- **EXERCISE DESCRIPTION**: Skip the pictures and quote all of the lines exactly.

** START OF MATERIAL **

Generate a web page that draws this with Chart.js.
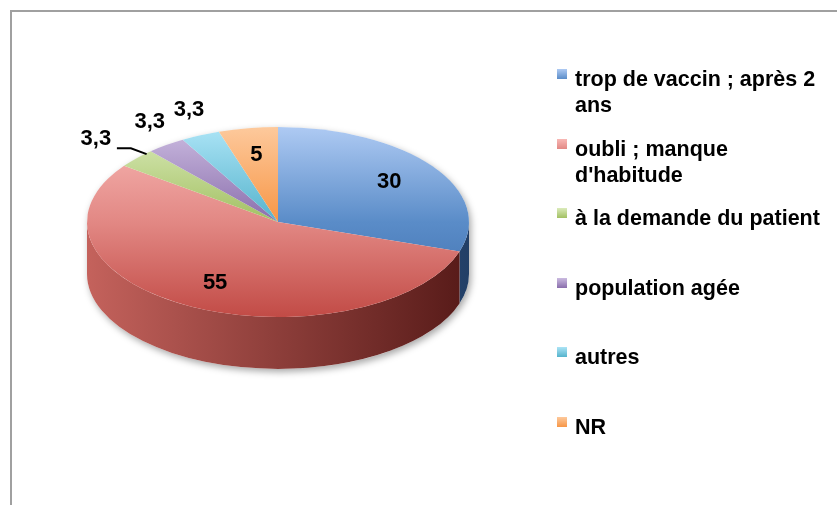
<!DOCTYPE html>
<html>
<head>
<meta charset="utf-8">
<script src="https://cdn.jsdelivr.net/npm/chart.js@4.4.1/dist/chart.umd.min.js"></script>
<style>
  body { margin: 0; background: #fff; }
  #wrap { position: relative; width: 837px; height: 505px; overflow: hidden; font-family: "Liberation Sans", Arial, sans-serif; }
  #frame { position: absolute; left: 10px; top: 10px; width: 900px; height: 600px; border-top: 2px solid #a0a0a0; border-left: 2px solid #a0a0a0; }
  #chart { position: absolute; left: 0; top: 0; }
  #legend { position: absolute; left: 557px; top: 66px; width: 270px; }
  .item { position: relative; height: 69.6px; padding-left: 18px; font-weight: bold; font-size: 21.5px; line-height: 26px; color: #000; }
  .box { position: absolute; left: 0; top: 3px; width: 10px; height: 10px; }
</style>
</head>
<body>
<div id="wrap">
  <div id="frame"></div>
  <canvas id="chart" width="837" height="505"></canvas>
  <div id="legend"></div>
</div>
<script>
// data
const labels = ['trop de vaccin ; après 2 ans', "oubli ; manque d'habitude", 'à la demande du patient', 'population agée', 'autres', 'NR'];
const values = [30, 55, 3.3, 3.3, 3.3, 5];

// colours: top face gradient (light -> mid -> dark) and side wall
const topColors = ['#aecaf3', '#f8b8b5', '#dbebbb', '#cbbbe0', '#ace4f6', '#fdc99c'];
const midColors = ['#5a8cc8', '#e28884', '#a2c062', '#8a6eac', '#55b3cc', '#f79646'];
const baseColors = ['#3a6aa8', '#c24b46', '#86a648', '#6b4f8f', '#3296b2', '#e57d25'];
const sideLight = ['#4a7fc0', '#c4625c', '#8aa94a', '#735896', '#389ab5', '#e07f2c'];
const sideDark = ['#223f66', '#561a18', '#4d6226', '#3f2f57', '#1f5867', '#7c4516'];

const tilt = 0.497;       // ry / rx
const depthRatio = 0.272; // wall height / rx

function fmt(v) {
  return String(v).replace('.', ',');
}

// legend
const legendEl = document.getElementById('legend');
labels.forEach((lab, i) => {
  const item = document.createElement('div');
  item.className = 'item';
  const box = document.createElement('span');
  box.className = 'box';
  box.style.background = 'linear-gradient(' + topColors[i] + ',' + midColors[i] + ')';
  item.appendChild(box);
  item.appendChild(document.createTextNode(lab));
  legendEl.appendChild(item);
});

const pie3d = {
  id: 'pie3d',
  beforeDatasetsDraw(chart) {
    const ctx = chart.ctx;
    const arcs = chart.getDatasetMeta(0).data;
    const cx = arcs[0].x, cy = arcs[0].y, r = arcs[0].outerRadius;
    const ry = r * tilt, depth = r * depthRatio;

    // soft shadow under the cylinder
    ctx.save();
    ctx.shadowColor = 'rgba(0,0,0,0.35)';
    ctx.shadowBlur = 7;
    ctx.shadowOffsetX = 2;
    ctx.shadowOffsetY = 3;
    ctx.beginPath();
    ctx.ellipse(cx, cy, r, ry, 0, Math.PI, 2 * Math.PI);
    ctx.ellipse(cx, cy + depth, r, ry, 0, 0, Math.PI);
    ctx.closePath();
    ctx.fillStyle = '#fff';
    ctx.fill();
    ctx.restore();

    // side walls (front half only)
    arcs.forEach((arc, i) => {
      let a1 = arc.startAngle % (2 * Math.PI);
      if (a1 < 0) a1 += 2 * Math.PI;
      const a2 = a1 + (arc.endAngle - arc.startAngle);
      [[0, Math.PI], [2 * Math.PI, 3 * Math.PI]].forEach(([lo, hi]) => {
        const b1 = Math.max(a1, lo), b2 = Math.min(a2, hi);
        if (b2 <= b1) return;
        const g = ctx.createLinearGradient(cx - r, 0, cx + r, 0);
        g.addColorStop(0, sideLight[i]);
        g.addColorStop(1, sideDark[i]);
        ctx.beginPath();
        ctx.ellipse(cx, cy, r, ry, 0, b1, b2);
        ctx.ellipse(cx, cy + depth, r, ry, 0, b2, b1, true);
        ctx.closePath();
        ctx.fillStyle = g;
        ctx.fill();
      });
    });

    // squash the top face
    ctx.save();
    ctx.translate(cx, cy);
    ctx.scale(1, tilt);
    ctx.translate(-cx, -cy);
  },
  afterDatasetsDraw(chart) {
    const ctx = chart.ctx;
    ctx.restore();
    const arcs = chart.getDatasetMeta(0).data;
    const total = values.reduce((a, b) => a + b, 0);
    ctx.save();
    ctx.font = 'bold 22px "Liberation Sans", Arial, sans-serif';
    ctx.fillStyle = '#000';
    ctx.strokeStyle = '#000';
    ctx.lineWidth = 2;
    ctx.textAlign = 'center';
    ctx.textBaseline = 'middle';
    arcs.forEach((arc, i) => {
      const cx = arc.x, cy = arc.y, r = arc.outerRadius;
      const mid = (arc.startAngle + arc.endAngle) / 2;
      const c = Math.cos(mid), s = Math.sin(mid);
      if (values[i] / total > 0.04) {
        ctx.fillText(fmt(values[i]), cx + r * 0.72 * c, cy + r * tilt * 0.72 * s);
        return;
      }
      // outside label, just past the rim
      const ex = cx + r * c, ey = cy + r * tilt * s;
      let x = ex + 28 * c, y = ey + 28 * s;
      const pushed = c < -0.7;
      if (pushed) x -= 20;
      ctx.fillText(fmt(values[i]), x, y);
      if (pushed) {
        ctx.beginPath();
        ctx.moveTo(x + 21, y + 9);
        ctx.lineTo(x + 35, y + 9);
        ctx.lineTo(ex + 10, ey - 4);
        ctx.stroke();
      }
    });
    ctx.restore();
  }
};

new Chart(document.getElementById('chart').getContext('2d'), {
  type: 'pie',
  data: {
    labels: labels,
    datasets: [{
      data: values,
      clip: false,
      borderWidth: 0,
      hoverOffset: 0,
      backgroundColor: (c) => {
        const ca = c.chart.chartArea;
        const i = c.dataIndex;
        if (!ca || i === undefined) return midColors[i || 0];
        const g = c.chart.ctx.createLinearGradient(0, ca.top, 0, ca.bottom);
        g.addColorStop(0, topColors[i]);
        g.addColorStop(0.5, midColors[i]);
        g.addColorStop(1, baseColors[i]);
        return g;
      }
    }]
  },
  options: {
    responsive: false,
    animation: false,
    events: [],
    layout: { padding: { left: 87, right: 368, top: 31, bottom: 92 } },
    plugins: {
      legend: { display: false },
      tooltip: { enabled: false }
    }
  },
  plugins: [pie3d]
});
</script>
</body>
</html>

** END OF MATERIAL **

- **EXPECTED OUTPUT**:
Generate a web page that draws this with Chart.js.
<!DOCTYPE html>
<html>
<head>
<meta charset="utf-8">
<script src="https://cdn.jsdelivr.net/npm/chart.js@4.4.1/dist/chart.umd.min.js"></script>
<style>
  body { margin: 0; background: #fff; }
  #wrap { position: relative; width: 837px; height: 505px; overflow: hidden; font-family: "Liberation Sans", Arial, sans-serif; }
  #frame { position: absolute; left: 10px; top: 10px; width: 900px; height: 600px; border-top: 2px solid #a0a0a0; border-left: 2px solid #a0a0a0; }
  #chart { position: absolute; left: 0; top: 0; }
  #legend { position: absolute; left: 557px; top: 66px; width: 270px; }
  .item { position: relative; height: 69.6px; padding-left: 18px; font-weight: bold; font-size: 21.5px; line-height: 26px; color: #000; }
  .box { position: absolute; left: 0; top: 3px; width: 10px; height: 10px; }
</style>
</head>
<body>
<div id="wrap">
  <div id="frame"></div>
  <canvas id="chart" width="837" height="505"></canvas>
  <div id="legend"></div>
</div>
<script>
// data
const labels = ['trop de vaccin ; après 2 ans', "oubli ; manque d'habitude", 'à la demande du patient', 'population agée', 'autres', 'NR'];
const values = [30, 55, 3.3, 3.3, 3.3, 5];

// colours: top face gradient (light -> mid -> dark) and side wall
const topColors = ['#aecaf3', '#f8b8b5', '#dbebbb', '#cbbbe0', '#ace4f6', '#fdc99c'];
const midColors = ['#5a8cc8', '#e28884', '#a2c062', '#8a6eac', '#55b3cc', '#f79646'];
const baseColors = ['#3a6aa8', '#c24b46', '#86a648', '#6b4f8f', '#3296b2', '#e57d25'];
const sideLight = ['#4a7fc0', '#c4625c', '#8aa94a', '#735896', '#389ab5', '#e07f2c'];
const sideDark = ['#223f66', '#561a18', '#4d6226', '#3f2f57', '#1f5867', '#7c4516'];

const tilt = 0.497;       // ry / rx
const depthRatio = 0.272; // wall height / rx

function fmt(v) {
  return String(v).replace('.', ',');
}

// legend
const legendEl = document.getElementById('legend');
labels.forEach((lab, i) => {
  const item = document.createElement('div');
  item.className = 'item';
  const box = document.createElement('span');
  box.className = 'box';
  box.style.background = 'linear-gradient(' + topColors[i] + ',' + midColors[i] + ')';
  item.appendChild(box);
  item.appendChild(document.createTextNode(lab));
  legendEl.appendChild(item);
});

const pie3d = {
  id: 'pie3d',
  beforeDatasetsDraw(chart) {
    const ctx = chart.ctx;
    const arcs = chart.getDatasetMeta(0).data;
    const cx = arcs[0].x, cy = arcs[0].y, r = arcs[0].outerRadius;
    const ry = r * tilt, depth = r * depthRatio;

    // soft shadow under the cylinder
    ctx.save();
    ctx.shadowColor = 'rgba(0,0,0,0.35)';
    ctx.shadowBlur = 7;
    ctx.shadowOffsetX = 2;
    ctx.shadowOffsetY = 3;
    ctx.beginPath();
    ctx.ellipse(cx, cy, r, ry, 0, Math.PI, 2 * Math.PI);
    ctx.ellipse(cx, cy + depth, r, ry, 0, 0, Math.PI);
    ctx.closePath();
    ctx.fillStyle = '#fff';
    ctx.fill();
    ctx.restore();

    // side walls (front half only)
    arcs.forEach((arc, i) => {
      let a1 = arc.startAngle % (2 * Math.PI);
      if (a1 < 0) a1 += 2 * Math.PI;
      const a2 = a1 + (arc.endAngle - arc.startAngle);
      [[0, Math.PI], [2 * Math.PI, 3 * Math.PI]].forEach(([lo, hi]) => {
        const b1 = Math.max(a1, lo), b2 = Math.min(a2, hi);
        if (b2 <= b1) return;
        const g = ctx.createLinearGradient(cx - r, 0, cx + r, 0);
        g.addColorStop(0, sideLight[i]);
        g.addColorStop(1, sideDark[i]);
        ctx.beginPath();
        ctx.ellipse(cx, cy, r, ry, 0, b1, b2);
        ctx.ellipse(cx, cy + depth, r, ry, 0, b2, b1, true);
        ctx.closePath();
        ctx.fillStyle = g;
        ctx.fill();
      });
    });

    // squash the top face
    ctx.save();
    ctx.translate(cx, cy);
    ctx.scale(1, tilt);
    ctx.translate(-cx, -cy);
  },
  afterDatasetsDraw(chart) {
    const ctx = chart.ctx;
    ctx.restore();
    const arcs = chart.getDatasetMeta(0).data;
    const total = values.reduce((a, b) => a + b, 0);
    ctx.save();
    ctx.font = 'bold 22px "Liberation Sans", Arial, sans-serif';
    ctx.fillStyle = '#000';
    ctx.strokeStyle = '#000';
    ctx.lineWidth = 2;
    ctx.textAlign = 'center';
    ctx.textBaseline = 'middle';
    arcs.forEach((arc, i) => {
      const cx = arc.x, cy = arc.y, r = arc.outerRadius;
      const mid = (arc.startAngle + arc.endAngle) / 2;
      const c = Math.cos(mid), s = Math.sin(mid);
      if (values[i] / total > 0.04) {
        ctx.fillText(fmt(values[i]), cx + r * 0.72 * c, cy + r * tilt * 0.72 * s);
        return;
      }
      // outside label, just past the rim
      const ex = cx + r * c, ey = cy + r * tilt * s;
      let x = ex + 28 * c, y = ey + 28 * s;
      const pushed = c < -0.7;
      if (pushed) x -= 20;
      ctx.fillText(fmt(values[i]), x, y);
      if (pushed) {
        ctx.beginPath();
        ctx.moveTo(x + 21, y + 9);
        ctx.lineTo(x + 35, y + 9);
        ctx.lineTo(ex + 10, ey - 4);
        ctx.stroke();
      }
    });
    ctx.restore();
  }
};

new Chart(document.getElementById('chart').getContext('2d'), {
  type: 'pie',
  data: {
    labels: labels,
    datasets: [{
      data: values,
      clip: false,
      borderWidth: 0,
      hoverOffset: 0,
      backgroundColor: (c) => {
        const ca = c.chart.chartArea;
        const i = c.dataIndex;
        if (!ca || i === undefined) return midColors[i || 0];
        const g = c.chart.ctx.createLinearGradient(0, ca.top, 0, ca.bottom);
        g.addColorStop(0, topColors[i]);
        g.addColorStop(0.5, midColors[i]);
        g.addColorStop(1, baseColors[i]);
        return g;
      }
    }]
  },
  options: {
    responsive: false,
    animation: false,
    events: [],
    layout: { padding: { left: 87, right: 368, top: 31, bottom: 92 } },
    plugins: {
      legend: { display: false },
      tooltip: { enabled: false }
    }
  },
  plugins: [pie3d]
});
</script>
</body>
</html>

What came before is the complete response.